11 states have passed laws guiding or regulating green cleaning in schools, including:

  • Maryland’s 2012 Act Concerning County Boards of Education – Procurement of Green Product Cleaning Supplies requires the State’s elementary and secondary public schools to use cleaning products with positive environmental attributes. Local Boards of Education are responsible for defining what may be considered a green product.
  • Connecticut’s 2009 Green Cleaning Products in Schools Act requires elementary and secondary public schools to use certified green cleaning and maintenance products, according to state guidelines.
  • New York State’s 2005 Green Cleaning Act requires elementary and secondary schools to use green cleaning and maintenance products, under state guidelines.
  • Illinois’ 2007 Green Cleaning Schools Act requires elementary and secondary schools to develop a green cleaning policy and purchase and use products consistent with state guidelines for green cleaning and maintenance products for schools. School districts that can prove that using green cleaners would pose a financial hardship may receive an exemption.
  • Maine’s 2007 Policy to Encourage the Use of Safe Chemicals in Public Schools requires the State to publish information on green cleaning products and procedures, but does not mandate green cleaning in schools.
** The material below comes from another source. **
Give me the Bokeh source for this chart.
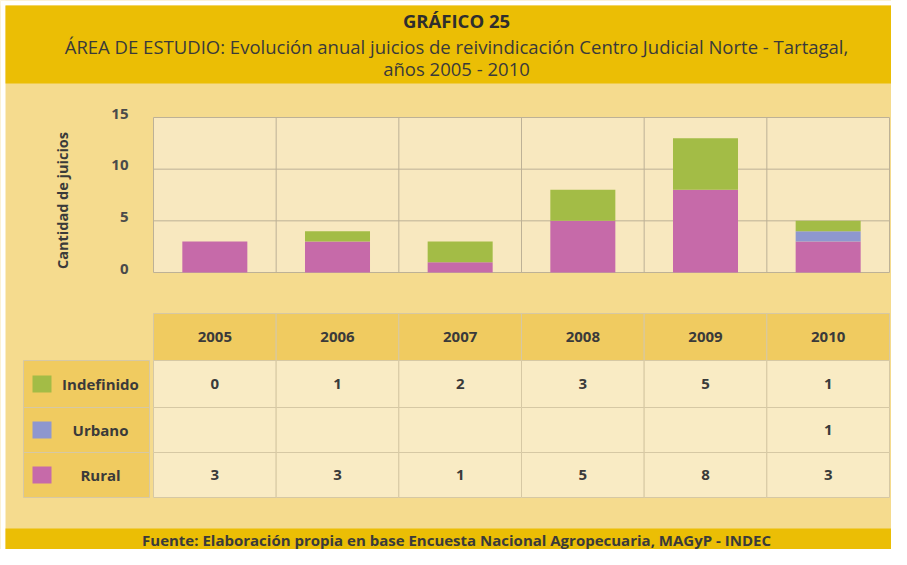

  • Missouri’s 2008 Green Cleaning for Schools Act requires the State to publish information on green cleaning products and procedures, but does not mandate green cleaning in schools.
  • Hawaii’s 2009 House Bill 1538, Relating to Environmentally-Sensitive Products, requires the Department of Education to give first preference for Green Seal certified green cleaning products for use in elementary and secondary public schools.
  • Nevada’s 2009 Act Requiring School Districts to Use Certain Environmentally Sensitive Cleaning and Maintenance Products mandates that all public elementary and secondary schools ensure that only green cleaning and maintenance products are used to clean their floor surfaces. The State’s Department of Education is required to adopt regulations that define green products and provide districts with a list of approved products. School districts that can prove that using green cleaners would pose a financial hardship may receive an exemption.
  • Several states have adopted safer cleaning regulations or guidelines for child care centers
  • Alaska, Colorado, Idaho, New York, North Dakota, Pennsylvania, Rhode Island, and Wyoming require that cleaning materials used do not contaminate play surfaces, food, or food preparation areas or otherwise represent a health hazard to children
  • Rhode Island regulations require that child care centers follow standards for cleaning products and procedures outlined in a third-party guidance document that emphasizes health and safety.
  • In 2014, Minnesota required cleaning solutions used to disinfect diapering surfaces to be free of the dangerous chemical triclosan (or derivatives of triclosan).
  • Vermont has banned the practice of diffusing airborne chemicals in day care centers that could be inhaled by children or adults (such as air fresheners).
  • Indiana’s regulation require written policies in day care centers that address environmental exposures relating to disinfecting solutions.